One study modeled recovery times for dolphins in bays across Louisiana, Mississippi and Alabama, finding that each stock would take around four decades to bounce back after exposure to oil and chemical dispersants. According to Dr. Lori Schwacke, the study’s lead author and the chief conservation medicine scientist at the National Marine Mammal Foundation, several traits make dolphins particularly vulnerable to oil spills. Not only are they slow to mature and reproduce, their intricate and often lifelong social bonds mean that the loss of adults can have rippling effects on behavior and mating success.

“The point of the paper is that you’ve got to do more than just count dead bodies after the spill, because the losses of reproductive adults from those populations is basically going to affect the population over decades,” Schwacke said. “That’s why it takes them so long to recover.”

Long-term harms

Other papers in the January edition of Endangered Species Research painted a grim picture of ongoing illness in affected bottlenose groups. Researchers found a high prevalence of moderate to severe lung disease in oiled dolphin populations, compared to their unaffected relatives elsewhere in the Gulf of Mexico. Using ultrasound exams, scientists discovered 14 cases of severe lung disease in a sample of 99 bottlenose dolphins — what the authors called a “remarkable” finding, given the relative rarity of pulmonary illness in dolphins living elsewhere. 

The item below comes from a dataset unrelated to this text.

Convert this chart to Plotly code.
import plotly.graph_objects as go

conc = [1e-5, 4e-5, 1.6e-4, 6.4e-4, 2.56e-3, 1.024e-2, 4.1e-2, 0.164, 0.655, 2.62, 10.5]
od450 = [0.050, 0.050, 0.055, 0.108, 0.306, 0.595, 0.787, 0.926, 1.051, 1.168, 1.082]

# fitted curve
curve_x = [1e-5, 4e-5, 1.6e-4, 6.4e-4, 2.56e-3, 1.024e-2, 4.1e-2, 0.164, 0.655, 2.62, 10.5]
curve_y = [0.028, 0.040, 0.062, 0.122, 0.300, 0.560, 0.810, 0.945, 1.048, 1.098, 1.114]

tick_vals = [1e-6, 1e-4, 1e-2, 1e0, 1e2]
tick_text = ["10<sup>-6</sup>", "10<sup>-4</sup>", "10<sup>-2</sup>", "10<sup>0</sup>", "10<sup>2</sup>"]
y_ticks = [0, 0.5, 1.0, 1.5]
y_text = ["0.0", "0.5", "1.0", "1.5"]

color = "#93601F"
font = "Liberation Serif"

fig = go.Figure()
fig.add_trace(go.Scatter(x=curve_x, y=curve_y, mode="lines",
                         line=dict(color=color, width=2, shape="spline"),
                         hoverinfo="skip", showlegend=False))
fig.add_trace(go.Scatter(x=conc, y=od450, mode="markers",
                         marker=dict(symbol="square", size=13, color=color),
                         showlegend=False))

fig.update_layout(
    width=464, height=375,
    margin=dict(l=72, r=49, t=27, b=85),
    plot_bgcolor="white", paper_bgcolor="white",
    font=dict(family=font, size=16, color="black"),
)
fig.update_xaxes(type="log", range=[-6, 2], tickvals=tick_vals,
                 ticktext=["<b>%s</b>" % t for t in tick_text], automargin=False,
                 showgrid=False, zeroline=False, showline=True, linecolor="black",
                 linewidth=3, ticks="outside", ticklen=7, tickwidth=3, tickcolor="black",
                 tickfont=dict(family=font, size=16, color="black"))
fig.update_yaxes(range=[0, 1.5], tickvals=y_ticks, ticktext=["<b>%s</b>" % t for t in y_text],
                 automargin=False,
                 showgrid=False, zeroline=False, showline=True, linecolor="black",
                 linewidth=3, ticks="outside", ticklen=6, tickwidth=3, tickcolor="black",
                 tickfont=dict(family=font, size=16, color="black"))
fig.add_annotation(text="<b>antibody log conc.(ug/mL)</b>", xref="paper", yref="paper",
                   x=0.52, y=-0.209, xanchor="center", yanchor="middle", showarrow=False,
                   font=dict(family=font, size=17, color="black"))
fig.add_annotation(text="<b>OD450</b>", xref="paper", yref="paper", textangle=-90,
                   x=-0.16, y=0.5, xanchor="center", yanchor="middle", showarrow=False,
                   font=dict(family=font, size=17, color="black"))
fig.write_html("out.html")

Oil exposure was also linked to an impaired stress response, with visible abnormalities in affected dolphins’ brains. As Schwacke explained, the stress hormone cortisol plays a role in a variety of essential life processes, from combatting disease to maintaining a pregnancy.

The combined harms from oil exposure led to dramatically lower reproductive success rates in the years following the disaster. Female dolphins living in the footprint of the spill gave birth to living calves only 19 percent of the time, compared to 65 percent in unaffected areas. Several mothers were observed pushing the carcasses of stillborn calves, a behavior that is likely an expression of grief

“These studies show that the long-term impacts from oil spills can last much longer than anyone expected,” said Dr. Ingrid Biedron, a whale biologist at Oceana. “When there’s a spill the size of the Deepwater Horizon spill, nobody knows how that’s going to affect the ecosystem long-term.”

A license to spill

Signs suggest that the Trump administration is considering expanding offshore oil drilling, a move that would have potentially disastrous effects for dolphins and other marine wildlife.

Last year, a leaked email from Thomas Pyle, the head of Trump’s energy transition team, indicated that one of the likely pillars of Trump’s energy policy would involve increasing oil and gas leasing on federal lands — including in the Chukchi and Beaufort seas in the Arctic, and along the mid and south Atlantic coast. In 2016, the Obama administration removed these regions from the government’s five-year oil and gas leasing program. It is unclear whether and how quickly Trump could reverse these restrictions.

Claire Douglass, Oceana’s campaign director for climate and energy, said that the new studies in Endangered Species Research add to a wealth of evidence against offshore drilling. “These studies support what we already know, that offshore drilling is extremely costly, and we still don’t understand its impact on the environment,” she said. “It’s not worth the risk since we have proven technology, like offshore wind, that we already know is safe.”